Material shown >>
---------------

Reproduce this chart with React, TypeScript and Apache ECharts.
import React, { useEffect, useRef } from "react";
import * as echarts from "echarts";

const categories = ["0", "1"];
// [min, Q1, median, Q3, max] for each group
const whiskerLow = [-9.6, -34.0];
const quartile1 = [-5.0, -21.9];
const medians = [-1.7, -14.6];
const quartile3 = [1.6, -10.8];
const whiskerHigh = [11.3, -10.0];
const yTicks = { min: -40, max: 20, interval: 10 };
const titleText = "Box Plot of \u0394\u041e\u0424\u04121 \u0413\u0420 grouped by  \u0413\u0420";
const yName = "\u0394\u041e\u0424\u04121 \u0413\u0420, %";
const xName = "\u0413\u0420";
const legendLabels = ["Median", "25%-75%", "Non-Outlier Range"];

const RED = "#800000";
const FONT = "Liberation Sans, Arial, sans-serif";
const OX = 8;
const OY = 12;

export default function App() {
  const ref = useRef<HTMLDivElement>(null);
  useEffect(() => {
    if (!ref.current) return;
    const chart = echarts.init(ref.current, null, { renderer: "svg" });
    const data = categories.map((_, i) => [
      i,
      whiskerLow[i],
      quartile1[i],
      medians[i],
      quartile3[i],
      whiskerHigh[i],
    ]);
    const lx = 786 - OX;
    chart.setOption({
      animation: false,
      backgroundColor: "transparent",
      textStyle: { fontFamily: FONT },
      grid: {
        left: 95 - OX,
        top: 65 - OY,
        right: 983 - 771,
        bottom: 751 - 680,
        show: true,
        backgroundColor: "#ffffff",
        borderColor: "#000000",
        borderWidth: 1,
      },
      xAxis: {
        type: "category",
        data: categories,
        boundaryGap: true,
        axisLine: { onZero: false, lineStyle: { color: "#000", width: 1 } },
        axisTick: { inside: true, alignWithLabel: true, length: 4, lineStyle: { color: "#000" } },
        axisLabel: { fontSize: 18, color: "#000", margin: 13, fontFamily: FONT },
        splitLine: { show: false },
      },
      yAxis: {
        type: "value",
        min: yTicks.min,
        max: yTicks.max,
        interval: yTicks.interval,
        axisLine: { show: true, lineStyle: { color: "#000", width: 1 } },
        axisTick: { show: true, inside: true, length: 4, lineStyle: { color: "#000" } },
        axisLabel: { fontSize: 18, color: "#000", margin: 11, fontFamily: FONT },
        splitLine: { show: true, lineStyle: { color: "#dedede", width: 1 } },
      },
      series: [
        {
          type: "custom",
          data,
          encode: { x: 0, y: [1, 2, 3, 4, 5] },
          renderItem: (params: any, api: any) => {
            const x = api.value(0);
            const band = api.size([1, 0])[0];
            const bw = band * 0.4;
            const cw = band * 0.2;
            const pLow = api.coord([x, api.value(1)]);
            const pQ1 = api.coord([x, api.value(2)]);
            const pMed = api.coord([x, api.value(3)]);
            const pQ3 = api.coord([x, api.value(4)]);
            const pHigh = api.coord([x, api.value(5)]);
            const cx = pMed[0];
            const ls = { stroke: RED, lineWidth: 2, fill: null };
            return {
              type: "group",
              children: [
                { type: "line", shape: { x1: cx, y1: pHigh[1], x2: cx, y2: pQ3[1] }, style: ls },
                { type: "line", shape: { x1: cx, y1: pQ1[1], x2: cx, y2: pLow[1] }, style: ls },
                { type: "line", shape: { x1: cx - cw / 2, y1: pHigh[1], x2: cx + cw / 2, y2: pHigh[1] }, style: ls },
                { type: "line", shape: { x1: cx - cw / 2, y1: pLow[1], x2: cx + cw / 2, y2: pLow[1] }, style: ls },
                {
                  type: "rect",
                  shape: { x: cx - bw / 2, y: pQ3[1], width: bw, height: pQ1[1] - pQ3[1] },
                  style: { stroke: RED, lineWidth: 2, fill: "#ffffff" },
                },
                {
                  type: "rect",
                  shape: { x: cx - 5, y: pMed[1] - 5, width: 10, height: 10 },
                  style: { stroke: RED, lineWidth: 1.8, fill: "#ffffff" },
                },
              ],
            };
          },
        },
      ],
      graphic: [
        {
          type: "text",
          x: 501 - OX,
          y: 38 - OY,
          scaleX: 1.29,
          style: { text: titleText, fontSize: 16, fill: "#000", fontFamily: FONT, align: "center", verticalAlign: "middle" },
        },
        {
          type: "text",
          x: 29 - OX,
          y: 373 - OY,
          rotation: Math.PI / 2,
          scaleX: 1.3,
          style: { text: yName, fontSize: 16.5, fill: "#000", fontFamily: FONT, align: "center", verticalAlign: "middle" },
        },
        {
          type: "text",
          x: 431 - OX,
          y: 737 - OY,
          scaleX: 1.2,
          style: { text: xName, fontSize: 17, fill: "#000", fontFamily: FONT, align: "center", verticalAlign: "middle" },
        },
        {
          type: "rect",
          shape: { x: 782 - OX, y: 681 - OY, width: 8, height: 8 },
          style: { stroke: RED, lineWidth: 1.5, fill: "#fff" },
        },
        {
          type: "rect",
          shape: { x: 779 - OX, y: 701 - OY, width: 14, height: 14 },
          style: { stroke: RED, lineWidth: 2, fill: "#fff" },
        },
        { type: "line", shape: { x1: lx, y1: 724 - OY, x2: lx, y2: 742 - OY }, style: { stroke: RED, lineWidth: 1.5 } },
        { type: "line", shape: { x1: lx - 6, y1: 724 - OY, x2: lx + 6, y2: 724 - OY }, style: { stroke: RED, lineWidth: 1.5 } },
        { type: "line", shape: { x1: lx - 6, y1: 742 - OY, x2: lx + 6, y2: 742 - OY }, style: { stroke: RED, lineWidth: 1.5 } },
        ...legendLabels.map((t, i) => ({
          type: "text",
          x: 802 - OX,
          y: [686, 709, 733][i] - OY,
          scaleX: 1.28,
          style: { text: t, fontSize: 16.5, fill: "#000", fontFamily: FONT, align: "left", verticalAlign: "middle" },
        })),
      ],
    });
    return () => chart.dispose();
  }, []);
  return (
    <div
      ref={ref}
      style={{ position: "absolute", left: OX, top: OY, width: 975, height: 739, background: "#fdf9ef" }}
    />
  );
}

---------------

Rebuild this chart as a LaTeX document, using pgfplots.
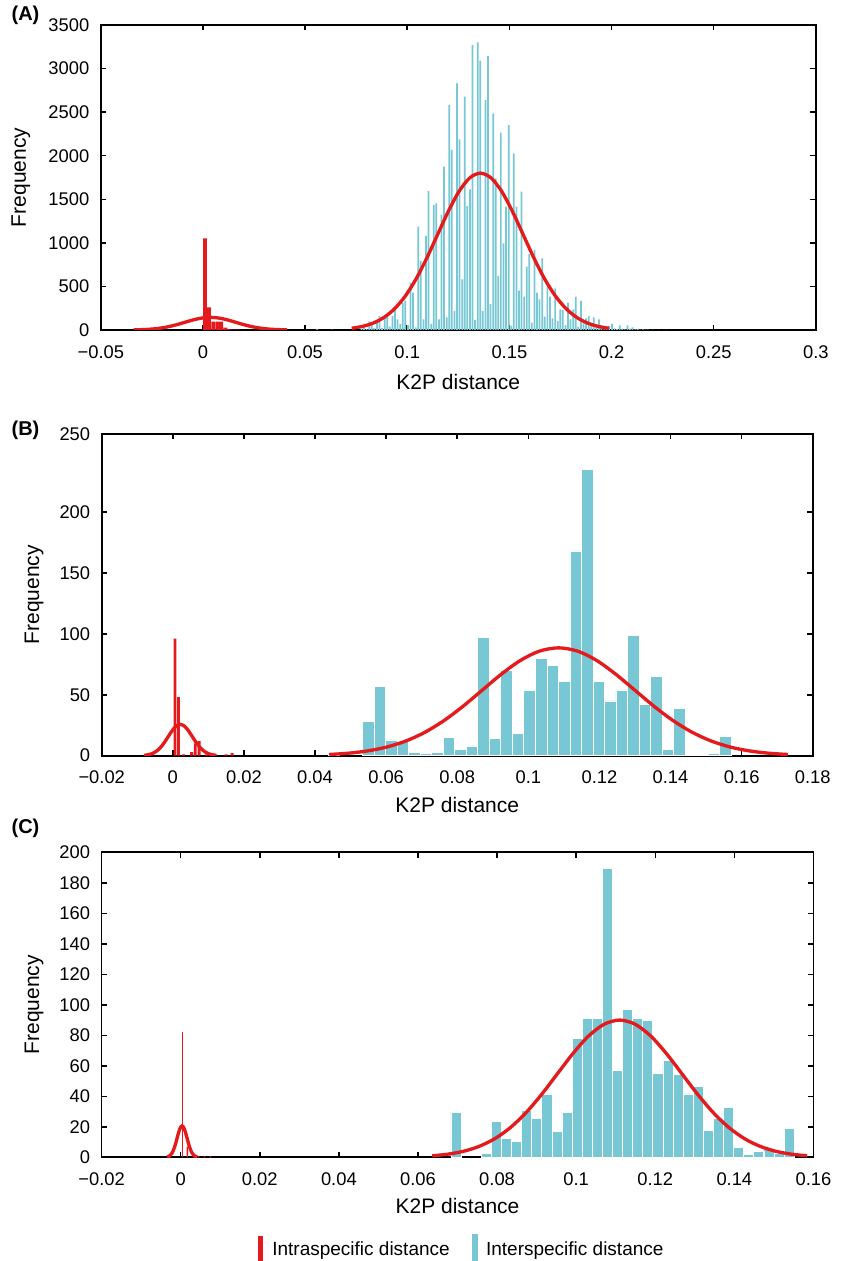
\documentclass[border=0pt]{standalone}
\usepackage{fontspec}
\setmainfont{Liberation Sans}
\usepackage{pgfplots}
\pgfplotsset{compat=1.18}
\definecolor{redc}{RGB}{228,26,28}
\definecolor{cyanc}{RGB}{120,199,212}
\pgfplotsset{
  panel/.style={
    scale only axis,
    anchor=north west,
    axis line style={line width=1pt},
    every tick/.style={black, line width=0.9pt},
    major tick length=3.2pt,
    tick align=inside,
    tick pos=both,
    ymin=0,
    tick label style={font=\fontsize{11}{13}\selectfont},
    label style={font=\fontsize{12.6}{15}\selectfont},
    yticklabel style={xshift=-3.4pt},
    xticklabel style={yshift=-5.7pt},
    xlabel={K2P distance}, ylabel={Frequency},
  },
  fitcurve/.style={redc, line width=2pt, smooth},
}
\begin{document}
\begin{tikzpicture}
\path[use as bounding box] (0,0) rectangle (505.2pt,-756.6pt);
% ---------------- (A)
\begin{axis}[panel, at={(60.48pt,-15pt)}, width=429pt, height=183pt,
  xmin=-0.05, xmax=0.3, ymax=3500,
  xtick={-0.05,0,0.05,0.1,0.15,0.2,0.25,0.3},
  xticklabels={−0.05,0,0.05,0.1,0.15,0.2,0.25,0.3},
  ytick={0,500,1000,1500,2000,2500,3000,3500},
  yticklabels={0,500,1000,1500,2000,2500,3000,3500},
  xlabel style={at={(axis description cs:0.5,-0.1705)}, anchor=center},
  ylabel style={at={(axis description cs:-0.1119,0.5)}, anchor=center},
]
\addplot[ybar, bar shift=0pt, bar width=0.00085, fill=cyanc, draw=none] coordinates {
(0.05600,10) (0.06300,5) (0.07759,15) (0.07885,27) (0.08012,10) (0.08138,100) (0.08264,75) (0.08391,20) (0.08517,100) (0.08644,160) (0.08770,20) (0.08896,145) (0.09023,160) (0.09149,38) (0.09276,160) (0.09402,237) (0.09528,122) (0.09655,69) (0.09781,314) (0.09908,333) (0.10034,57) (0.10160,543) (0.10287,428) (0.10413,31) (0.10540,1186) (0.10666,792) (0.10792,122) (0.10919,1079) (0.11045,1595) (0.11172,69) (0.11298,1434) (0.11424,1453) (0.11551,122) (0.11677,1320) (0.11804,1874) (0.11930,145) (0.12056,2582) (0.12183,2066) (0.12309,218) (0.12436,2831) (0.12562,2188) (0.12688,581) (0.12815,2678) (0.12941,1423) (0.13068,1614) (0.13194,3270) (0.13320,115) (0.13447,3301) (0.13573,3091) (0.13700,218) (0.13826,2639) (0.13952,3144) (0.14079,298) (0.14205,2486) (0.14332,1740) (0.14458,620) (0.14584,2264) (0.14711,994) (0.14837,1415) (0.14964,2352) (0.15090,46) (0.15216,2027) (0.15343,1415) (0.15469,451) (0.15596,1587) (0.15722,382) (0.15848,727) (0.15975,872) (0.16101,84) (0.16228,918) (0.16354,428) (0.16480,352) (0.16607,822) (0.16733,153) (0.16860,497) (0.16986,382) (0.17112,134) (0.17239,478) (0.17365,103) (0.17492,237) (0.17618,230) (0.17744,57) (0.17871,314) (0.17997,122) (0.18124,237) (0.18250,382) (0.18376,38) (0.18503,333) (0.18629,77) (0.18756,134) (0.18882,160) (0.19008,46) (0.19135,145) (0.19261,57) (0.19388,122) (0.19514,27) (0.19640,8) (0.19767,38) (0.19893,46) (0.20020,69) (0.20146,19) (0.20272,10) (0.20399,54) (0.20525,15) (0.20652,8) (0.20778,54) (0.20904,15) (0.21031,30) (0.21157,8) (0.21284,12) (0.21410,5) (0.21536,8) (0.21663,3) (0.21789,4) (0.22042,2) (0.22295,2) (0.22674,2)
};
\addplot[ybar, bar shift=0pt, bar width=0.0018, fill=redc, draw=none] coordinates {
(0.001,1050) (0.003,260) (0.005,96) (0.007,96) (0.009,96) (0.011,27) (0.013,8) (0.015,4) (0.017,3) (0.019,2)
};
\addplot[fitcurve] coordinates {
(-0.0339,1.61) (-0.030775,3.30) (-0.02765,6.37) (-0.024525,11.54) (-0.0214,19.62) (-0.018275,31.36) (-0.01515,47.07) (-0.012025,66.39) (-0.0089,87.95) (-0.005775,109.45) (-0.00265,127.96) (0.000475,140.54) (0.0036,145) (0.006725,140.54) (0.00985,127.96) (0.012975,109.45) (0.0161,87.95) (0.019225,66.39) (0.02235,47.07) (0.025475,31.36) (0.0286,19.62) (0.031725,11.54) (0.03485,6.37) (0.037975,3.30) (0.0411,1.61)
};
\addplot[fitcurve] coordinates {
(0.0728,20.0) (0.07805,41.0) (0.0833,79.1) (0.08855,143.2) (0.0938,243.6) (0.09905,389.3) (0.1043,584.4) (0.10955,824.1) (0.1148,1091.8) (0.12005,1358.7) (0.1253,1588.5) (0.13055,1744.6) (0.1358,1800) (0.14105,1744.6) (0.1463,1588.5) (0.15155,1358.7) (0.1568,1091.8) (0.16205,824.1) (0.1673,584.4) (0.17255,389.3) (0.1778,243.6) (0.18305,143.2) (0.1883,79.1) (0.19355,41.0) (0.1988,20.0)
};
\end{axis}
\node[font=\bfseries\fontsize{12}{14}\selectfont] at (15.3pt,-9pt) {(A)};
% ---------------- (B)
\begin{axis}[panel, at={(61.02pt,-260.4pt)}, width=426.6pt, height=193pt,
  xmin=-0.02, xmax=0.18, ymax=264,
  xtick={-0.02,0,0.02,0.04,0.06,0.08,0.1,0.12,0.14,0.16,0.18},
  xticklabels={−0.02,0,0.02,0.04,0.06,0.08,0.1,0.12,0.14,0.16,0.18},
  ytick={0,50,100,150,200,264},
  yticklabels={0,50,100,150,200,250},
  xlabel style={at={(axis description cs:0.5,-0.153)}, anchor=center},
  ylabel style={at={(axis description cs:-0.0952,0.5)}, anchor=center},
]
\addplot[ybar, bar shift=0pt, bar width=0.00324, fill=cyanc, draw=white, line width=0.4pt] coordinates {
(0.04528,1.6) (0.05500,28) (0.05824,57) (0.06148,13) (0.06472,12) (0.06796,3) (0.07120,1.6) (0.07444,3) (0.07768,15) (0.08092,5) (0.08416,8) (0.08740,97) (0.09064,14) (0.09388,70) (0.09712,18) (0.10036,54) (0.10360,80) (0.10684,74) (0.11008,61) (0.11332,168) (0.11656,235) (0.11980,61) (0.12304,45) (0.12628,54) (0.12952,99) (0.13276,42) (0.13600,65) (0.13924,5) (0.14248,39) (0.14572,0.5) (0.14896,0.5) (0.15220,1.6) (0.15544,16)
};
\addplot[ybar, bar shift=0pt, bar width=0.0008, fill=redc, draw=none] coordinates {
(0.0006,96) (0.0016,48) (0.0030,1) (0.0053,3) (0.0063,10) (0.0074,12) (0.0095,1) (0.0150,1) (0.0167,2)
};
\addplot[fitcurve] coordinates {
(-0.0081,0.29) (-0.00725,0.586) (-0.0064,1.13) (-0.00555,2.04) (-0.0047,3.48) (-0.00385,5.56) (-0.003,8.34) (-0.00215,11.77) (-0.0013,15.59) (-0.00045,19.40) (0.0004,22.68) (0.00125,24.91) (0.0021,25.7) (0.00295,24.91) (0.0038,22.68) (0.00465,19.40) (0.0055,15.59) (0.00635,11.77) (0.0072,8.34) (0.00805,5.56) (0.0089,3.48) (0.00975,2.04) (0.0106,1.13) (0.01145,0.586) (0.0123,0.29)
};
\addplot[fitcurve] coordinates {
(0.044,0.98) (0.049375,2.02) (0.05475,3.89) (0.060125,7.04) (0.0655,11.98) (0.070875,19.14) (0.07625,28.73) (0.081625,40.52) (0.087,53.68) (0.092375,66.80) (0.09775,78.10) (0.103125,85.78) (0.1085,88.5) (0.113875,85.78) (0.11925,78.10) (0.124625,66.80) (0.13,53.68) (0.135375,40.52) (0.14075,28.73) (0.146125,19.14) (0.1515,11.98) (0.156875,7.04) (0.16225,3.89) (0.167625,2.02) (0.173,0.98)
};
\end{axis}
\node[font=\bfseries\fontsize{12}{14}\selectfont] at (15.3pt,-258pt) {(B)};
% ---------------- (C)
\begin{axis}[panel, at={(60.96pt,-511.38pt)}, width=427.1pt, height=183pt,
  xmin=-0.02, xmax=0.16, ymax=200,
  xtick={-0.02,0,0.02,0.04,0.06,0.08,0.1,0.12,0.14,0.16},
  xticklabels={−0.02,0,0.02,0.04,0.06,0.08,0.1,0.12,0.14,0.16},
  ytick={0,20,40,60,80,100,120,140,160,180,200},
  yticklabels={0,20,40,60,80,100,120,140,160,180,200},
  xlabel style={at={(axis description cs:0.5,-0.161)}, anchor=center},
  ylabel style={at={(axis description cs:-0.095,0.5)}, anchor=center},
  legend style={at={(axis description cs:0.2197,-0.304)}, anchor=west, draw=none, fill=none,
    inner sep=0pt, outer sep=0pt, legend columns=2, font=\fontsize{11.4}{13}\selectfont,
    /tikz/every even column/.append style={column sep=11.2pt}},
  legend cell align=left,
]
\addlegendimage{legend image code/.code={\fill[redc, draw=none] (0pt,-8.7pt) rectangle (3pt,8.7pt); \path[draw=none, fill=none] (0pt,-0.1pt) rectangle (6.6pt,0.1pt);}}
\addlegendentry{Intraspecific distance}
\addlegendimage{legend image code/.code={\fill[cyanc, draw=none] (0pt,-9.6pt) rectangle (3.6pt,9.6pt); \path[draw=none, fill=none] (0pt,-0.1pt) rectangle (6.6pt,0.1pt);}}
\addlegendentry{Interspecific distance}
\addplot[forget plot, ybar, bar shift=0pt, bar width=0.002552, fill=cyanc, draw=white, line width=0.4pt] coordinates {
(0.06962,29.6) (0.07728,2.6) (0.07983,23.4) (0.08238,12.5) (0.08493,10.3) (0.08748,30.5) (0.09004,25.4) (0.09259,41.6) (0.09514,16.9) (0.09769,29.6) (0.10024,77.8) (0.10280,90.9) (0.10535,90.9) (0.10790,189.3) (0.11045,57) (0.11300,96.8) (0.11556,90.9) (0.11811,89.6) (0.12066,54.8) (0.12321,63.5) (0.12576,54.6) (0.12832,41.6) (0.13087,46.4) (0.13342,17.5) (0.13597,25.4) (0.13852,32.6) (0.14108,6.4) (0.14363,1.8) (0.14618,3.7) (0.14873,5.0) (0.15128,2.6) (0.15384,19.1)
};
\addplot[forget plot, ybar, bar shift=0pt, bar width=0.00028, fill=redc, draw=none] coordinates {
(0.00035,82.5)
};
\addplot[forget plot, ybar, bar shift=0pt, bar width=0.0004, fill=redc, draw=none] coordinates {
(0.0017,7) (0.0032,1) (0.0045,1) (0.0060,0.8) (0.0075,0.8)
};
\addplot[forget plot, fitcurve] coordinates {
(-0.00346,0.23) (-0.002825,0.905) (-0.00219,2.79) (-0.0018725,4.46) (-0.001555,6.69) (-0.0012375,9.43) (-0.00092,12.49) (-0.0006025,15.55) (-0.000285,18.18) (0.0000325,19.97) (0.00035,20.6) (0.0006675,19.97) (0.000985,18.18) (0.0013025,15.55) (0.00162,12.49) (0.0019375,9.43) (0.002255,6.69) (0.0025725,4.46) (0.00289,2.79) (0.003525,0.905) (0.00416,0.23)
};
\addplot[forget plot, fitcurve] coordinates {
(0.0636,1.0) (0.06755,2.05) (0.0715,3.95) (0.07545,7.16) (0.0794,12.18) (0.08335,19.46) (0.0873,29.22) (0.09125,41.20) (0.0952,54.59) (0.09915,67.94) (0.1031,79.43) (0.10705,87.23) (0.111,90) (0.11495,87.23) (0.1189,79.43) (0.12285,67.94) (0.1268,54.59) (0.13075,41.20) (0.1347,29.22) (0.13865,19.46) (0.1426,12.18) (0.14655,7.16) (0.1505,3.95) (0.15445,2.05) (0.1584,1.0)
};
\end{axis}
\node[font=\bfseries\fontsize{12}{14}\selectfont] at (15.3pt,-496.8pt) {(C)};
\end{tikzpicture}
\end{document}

---------------

Task statement >> Write out again only the lines from the line containing "Reproduce this chart" through the line containing "const OY = 12;", both included, exactly as they are.

Result of this exercise >>
Reproduce this chart with React, TypeScript and Apache ECharts.
import React, { useEffect, useRef } from "react";
import * as echarts from "echarts";

const categories = ["0", "1"];
// [min, Q1, median, Q3, max] for each group
const whiskerLow = [-9.6, -34.0];
const quartile1 = [-5.0, -21.9];
const medians = [-1.7, -14.6];
const quartile3 = [1.6, -10.8];
const whiskerHigh = [11.3, -10.0];
const yTicks = { min: -40, max: 20, interval: 10 };
const titleText = "Box Plot of \u0394\u041e\u0424\u04121 \u0413\u0420 grouped by  \u0413\u0420";
const yName = "\u0394\u041e\u0424\u04121 \u0413\u0420, %";
const xName = "\u0413\u0420";
const legendLabels = ["Median", "25%-75%", "Non-Outlier Range"];

const RED = "#800000";
const FONT = "Liberation Sans, Arial, sans-serif";
const OX = 8;
const OY = 12;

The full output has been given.